**OBJECTIVE**
The line holding "height = 1489" is the last one to output; start at the first line of the data, keep every line in between exactly, and leave out pictures.

**SOURCE DATA**
┄┄┄┄┄┄┄┄┄┄┄┄┄┄┄┄┄┄┄┄

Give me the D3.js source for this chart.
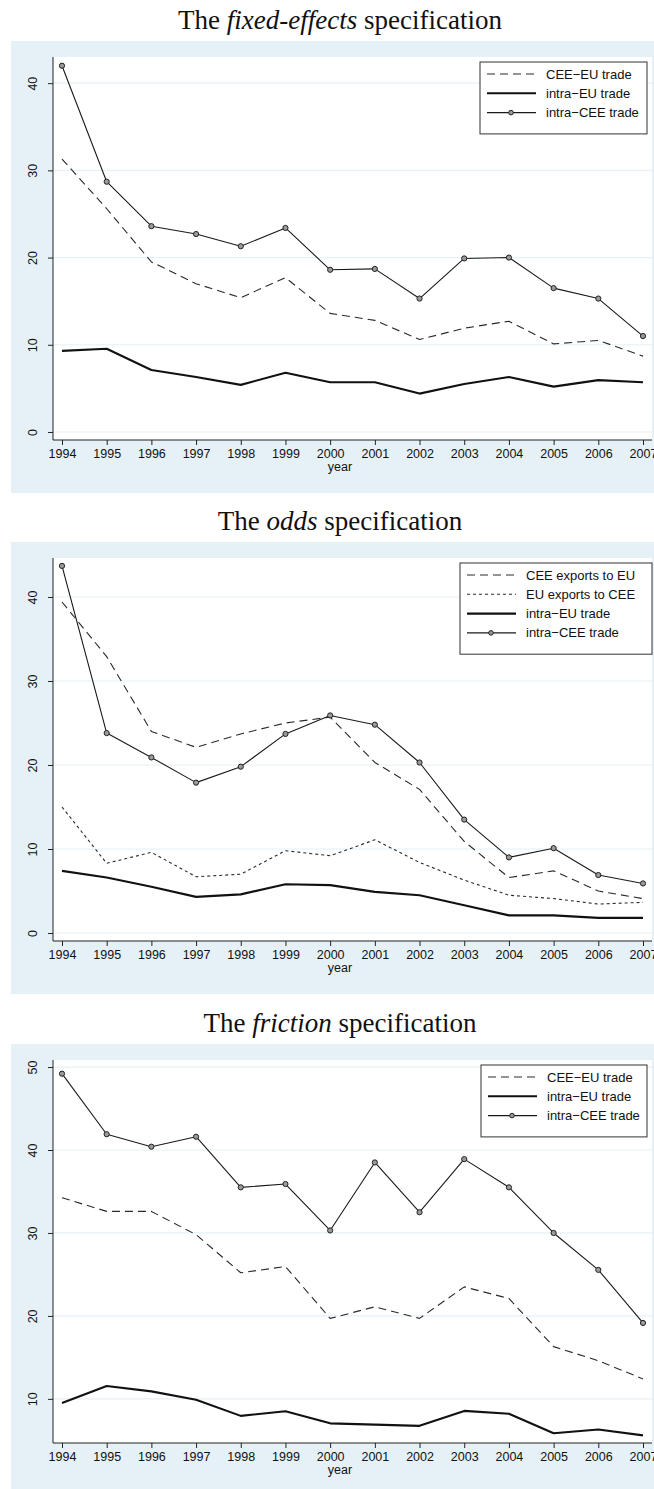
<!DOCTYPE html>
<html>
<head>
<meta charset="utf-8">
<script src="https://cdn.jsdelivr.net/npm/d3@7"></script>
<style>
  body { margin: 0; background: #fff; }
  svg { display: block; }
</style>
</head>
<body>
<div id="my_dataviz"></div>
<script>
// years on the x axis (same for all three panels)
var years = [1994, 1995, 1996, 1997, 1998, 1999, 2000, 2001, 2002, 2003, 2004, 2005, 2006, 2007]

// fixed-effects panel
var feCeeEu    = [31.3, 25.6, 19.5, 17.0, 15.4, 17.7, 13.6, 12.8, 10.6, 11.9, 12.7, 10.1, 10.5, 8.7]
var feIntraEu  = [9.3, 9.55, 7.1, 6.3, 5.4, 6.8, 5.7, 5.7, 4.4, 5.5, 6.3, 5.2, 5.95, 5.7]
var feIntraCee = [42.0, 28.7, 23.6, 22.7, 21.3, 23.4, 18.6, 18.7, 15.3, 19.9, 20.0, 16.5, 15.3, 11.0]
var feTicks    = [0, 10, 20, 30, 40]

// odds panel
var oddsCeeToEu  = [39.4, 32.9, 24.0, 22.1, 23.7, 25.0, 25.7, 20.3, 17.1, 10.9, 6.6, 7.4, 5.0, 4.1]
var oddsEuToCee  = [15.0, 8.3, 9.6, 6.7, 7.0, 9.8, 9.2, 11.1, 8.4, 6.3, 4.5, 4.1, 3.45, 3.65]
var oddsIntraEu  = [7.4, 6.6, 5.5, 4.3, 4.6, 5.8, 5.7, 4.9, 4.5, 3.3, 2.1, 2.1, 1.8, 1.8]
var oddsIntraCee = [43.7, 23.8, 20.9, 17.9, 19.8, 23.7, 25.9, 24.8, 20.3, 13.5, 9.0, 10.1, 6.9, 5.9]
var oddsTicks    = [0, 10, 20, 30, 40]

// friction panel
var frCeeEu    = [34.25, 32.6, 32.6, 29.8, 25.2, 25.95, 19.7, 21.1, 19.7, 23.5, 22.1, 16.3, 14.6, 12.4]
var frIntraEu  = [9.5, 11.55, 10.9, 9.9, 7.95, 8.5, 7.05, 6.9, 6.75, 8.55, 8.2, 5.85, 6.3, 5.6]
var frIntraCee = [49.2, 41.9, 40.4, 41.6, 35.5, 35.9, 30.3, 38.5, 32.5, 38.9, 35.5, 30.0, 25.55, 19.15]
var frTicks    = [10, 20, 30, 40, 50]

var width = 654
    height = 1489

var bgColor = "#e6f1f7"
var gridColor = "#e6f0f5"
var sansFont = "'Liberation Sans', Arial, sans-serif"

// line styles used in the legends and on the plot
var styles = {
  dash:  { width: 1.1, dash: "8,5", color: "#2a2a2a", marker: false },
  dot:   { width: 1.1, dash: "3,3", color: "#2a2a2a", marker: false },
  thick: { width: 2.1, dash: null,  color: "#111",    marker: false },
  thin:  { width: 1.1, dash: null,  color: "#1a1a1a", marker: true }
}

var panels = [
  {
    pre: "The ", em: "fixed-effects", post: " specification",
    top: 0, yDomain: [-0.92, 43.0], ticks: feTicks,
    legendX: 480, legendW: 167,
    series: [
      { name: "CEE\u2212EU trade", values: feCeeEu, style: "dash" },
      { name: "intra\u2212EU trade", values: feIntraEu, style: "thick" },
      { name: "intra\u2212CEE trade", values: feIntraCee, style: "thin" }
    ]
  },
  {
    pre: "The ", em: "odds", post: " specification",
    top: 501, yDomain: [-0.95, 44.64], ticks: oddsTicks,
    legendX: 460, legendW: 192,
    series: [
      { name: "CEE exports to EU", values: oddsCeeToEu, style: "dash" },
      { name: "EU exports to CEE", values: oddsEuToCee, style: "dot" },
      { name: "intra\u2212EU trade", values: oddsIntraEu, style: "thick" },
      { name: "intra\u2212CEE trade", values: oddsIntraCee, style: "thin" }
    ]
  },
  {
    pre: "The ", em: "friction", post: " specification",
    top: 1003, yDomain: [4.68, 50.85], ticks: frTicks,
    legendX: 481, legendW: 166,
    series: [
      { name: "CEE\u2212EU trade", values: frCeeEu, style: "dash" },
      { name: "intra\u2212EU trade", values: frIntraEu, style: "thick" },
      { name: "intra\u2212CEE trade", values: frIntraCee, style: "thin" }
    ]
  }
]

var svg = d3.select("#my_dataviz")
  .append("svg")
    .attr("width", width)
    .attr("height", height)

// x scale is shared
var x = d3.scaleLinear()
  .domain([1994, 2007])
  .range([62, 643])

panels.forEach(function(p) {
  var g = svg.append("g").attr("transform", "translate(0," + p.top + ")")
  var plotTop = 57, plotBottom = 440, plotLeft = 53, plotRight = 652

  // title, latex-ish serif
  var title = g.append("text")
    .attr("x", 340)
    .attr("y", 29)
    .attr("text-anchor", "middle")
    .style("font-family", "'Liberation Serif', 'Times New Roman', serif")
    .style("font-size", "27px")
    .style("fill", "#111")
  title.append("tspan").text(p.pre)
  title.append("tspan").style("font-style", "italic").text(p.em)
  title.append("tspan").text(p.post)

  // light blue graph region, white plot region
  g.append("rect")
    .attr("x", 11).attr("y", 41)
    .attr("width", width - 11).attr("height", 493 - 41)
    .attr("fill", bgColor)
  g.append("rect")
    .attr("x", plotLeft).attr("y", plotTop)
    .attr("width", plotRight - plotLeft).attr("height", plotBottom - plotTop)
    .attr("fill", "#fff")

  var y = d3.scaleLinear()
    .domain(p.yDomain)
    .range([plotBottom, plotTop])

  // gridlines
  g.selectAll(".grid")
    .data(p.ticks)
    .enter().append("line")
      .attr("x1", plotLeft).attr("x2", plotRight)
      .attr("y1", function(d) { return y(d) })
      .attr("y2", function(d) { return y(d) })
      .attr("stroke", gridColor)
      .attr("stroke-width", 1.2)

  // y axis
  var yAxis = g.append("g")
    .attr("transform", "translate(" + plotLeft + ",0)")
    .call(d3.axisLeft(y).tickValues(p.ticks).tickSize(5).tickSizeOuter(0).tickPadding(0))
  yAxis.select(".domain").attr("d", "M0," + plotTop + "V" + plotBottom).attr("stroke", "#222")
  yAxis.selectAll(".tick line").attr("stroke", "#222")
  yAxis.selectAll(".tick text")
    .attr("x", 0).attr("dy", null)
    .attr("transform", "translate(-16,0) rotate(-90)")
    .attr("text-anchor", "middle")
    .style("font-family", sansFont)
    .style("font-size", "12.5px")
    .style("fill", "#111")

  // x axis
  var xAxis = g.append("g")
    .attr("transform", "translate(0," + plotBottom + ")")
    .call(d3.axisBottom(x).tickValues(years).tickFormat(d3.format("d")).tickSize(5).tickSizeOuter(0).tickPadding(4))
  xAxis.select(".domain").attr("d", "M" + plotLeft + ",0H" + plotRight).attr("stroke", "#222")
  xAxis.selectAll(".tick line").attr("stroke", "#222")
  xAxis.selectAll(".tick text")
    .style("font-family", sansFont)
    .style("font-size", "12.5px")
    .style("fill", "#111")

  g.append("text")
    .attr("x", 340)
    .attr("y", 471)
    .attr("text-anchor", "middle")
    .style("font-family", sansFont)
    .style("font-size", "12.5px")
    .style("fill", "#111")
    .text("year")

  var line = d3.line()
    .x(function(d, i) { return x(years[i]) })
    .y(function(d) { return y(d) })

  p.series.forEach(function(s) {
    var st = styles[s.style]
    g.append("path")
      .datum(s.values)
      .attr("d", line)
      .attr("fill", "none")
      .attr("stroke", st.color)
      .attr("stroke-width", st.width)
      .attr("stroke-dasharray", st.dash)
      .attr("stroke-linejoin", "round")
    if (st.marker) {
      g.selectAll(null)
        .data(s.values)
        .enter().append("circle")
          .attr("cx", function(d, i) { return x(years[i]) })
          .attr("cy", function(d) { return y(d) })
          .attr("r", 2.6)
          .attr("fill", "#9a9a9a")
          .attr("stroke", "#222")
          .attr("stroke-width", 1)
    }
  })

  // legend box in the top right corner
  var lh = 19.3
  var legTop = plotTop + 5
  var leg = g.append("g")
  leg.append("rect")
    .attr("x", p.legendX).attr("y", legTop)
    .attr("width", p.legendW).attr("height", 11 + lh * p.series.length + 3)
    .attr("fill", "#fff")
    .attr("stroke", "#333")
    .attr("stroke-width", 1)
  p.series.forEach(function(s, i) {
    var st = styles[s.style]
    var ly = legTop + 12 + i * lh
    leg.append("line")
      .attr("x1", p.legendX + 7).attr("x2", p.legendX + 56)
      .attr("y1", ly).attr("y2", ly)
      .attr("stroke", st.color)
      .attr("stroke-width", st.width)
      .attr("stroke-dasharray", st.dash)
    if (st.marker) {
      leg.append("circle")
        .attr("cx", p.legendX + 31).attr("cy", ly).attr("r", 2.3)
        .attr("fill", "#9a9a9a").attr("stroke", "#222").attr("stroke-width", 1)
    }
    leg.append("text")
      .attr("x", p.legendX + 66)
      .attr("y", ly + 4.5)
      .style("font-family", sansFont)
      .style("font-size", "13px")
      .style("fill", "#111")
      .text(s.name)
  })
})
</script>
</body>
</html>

┄┄┄┄┄┄┄┄┄┄┄┄┄┄┄┄┄┄┄┄

**ANSWER BELOW**
Give me the D3.js source for this chart.
<!DOCTYPE html>
<html>
<head>
<meta charset="utf-8">
<script src="https://cdn.jsdelivr.net/npm/d3@7"></script>
<style>
  body { margin: 0; background: #fff; }
  svg { display: block; }
</style>
</head>
<body>
<div id="my_dataviz"></div>
<script>
// years on the x axis (same for all three panels)
var years = [1994, 1995, 1996, 1997, 1998, 1999, 2000, 2001, 2002, 2003, 2004, 2005, 2006, 2007]

// fixed-effects panel
var feCeeEu    = [31.3, 25.6, 19.5, 17.0, 15.4, 17.7, 13.6, 12.8, 10.6, 11.9, 12.7, 10.1, 10.5, 8.7]
var feIntraEu  = [9.3, 9.55, 7.1, 6.3, 5.4, 6.8, 5.7, 5.7, 4.4, 5.5, 6.3, 5.2, 5.95, 5.7]
var feIntraCee = [42.0, 28.7, 23.6, 22.7, 21.3, 23.4, 18.6, 18.7, 15.3, 19.9, 20.0, 16.5, 15.3, 11.0]
var feTicks    = [0, 10, 20, 30, 40]

// odds panel
var oddsCeeToEu  = [39.4, 32.9, 24.0, 22.1, 23.7, 25.0, 25.7, 20.3, 17.1, 10.9, 6.6, 7.4, 5.0, 4.1]
var oddsEuToCee  = [15.0, 8.3, 9.6, 6.7, 7.0, 9.8, 9.2, 11.1, 8.4, 6.3, 4.5, 4.1, 3.45, 3.65]
var oddsIntraEu  = [7.4, 6.6, 5.5, 4.3, 4.6, 5.8, 5.7, 4.9, 4.5, 3.3, 2.1, 2.1, 1.8, 1.8]
var oddsIntraCee = [43.7, 23.8, 20.9, 17.9, 19.8, 23.7, 25.9, 24.8, 20.3, 13.5, 9.0, 10.1, 6.9, 5.9]
var oddsTicks    = [0, 10, 20, 30, 40]

// friction panel
var frCeeEu    = [34.25, 32.6, 32.6, 29.8, 25.2, 25.95, 19.7, 21.1, 19.7, 23.5, 22.1, 16.3, 14.6, 12.4]
var frIntraEu  = [9.5, 11.55, 10.9, 9.9, 7.95, 8.5, 7.05, 6.9, 6.75, 8.55, 8.2, 5.85, 6.3, 5.6]
var frIntraCee = [49.2, 41.9, 40.4, 41.6, 35.5, 35.9, 30.3, 38.5, 32.5, 38.9, 35.5, 30.0, 25.55, 19.15]
var frTicks    = [10, 20, 30, 40, 50]

var width = 654
    height = 1489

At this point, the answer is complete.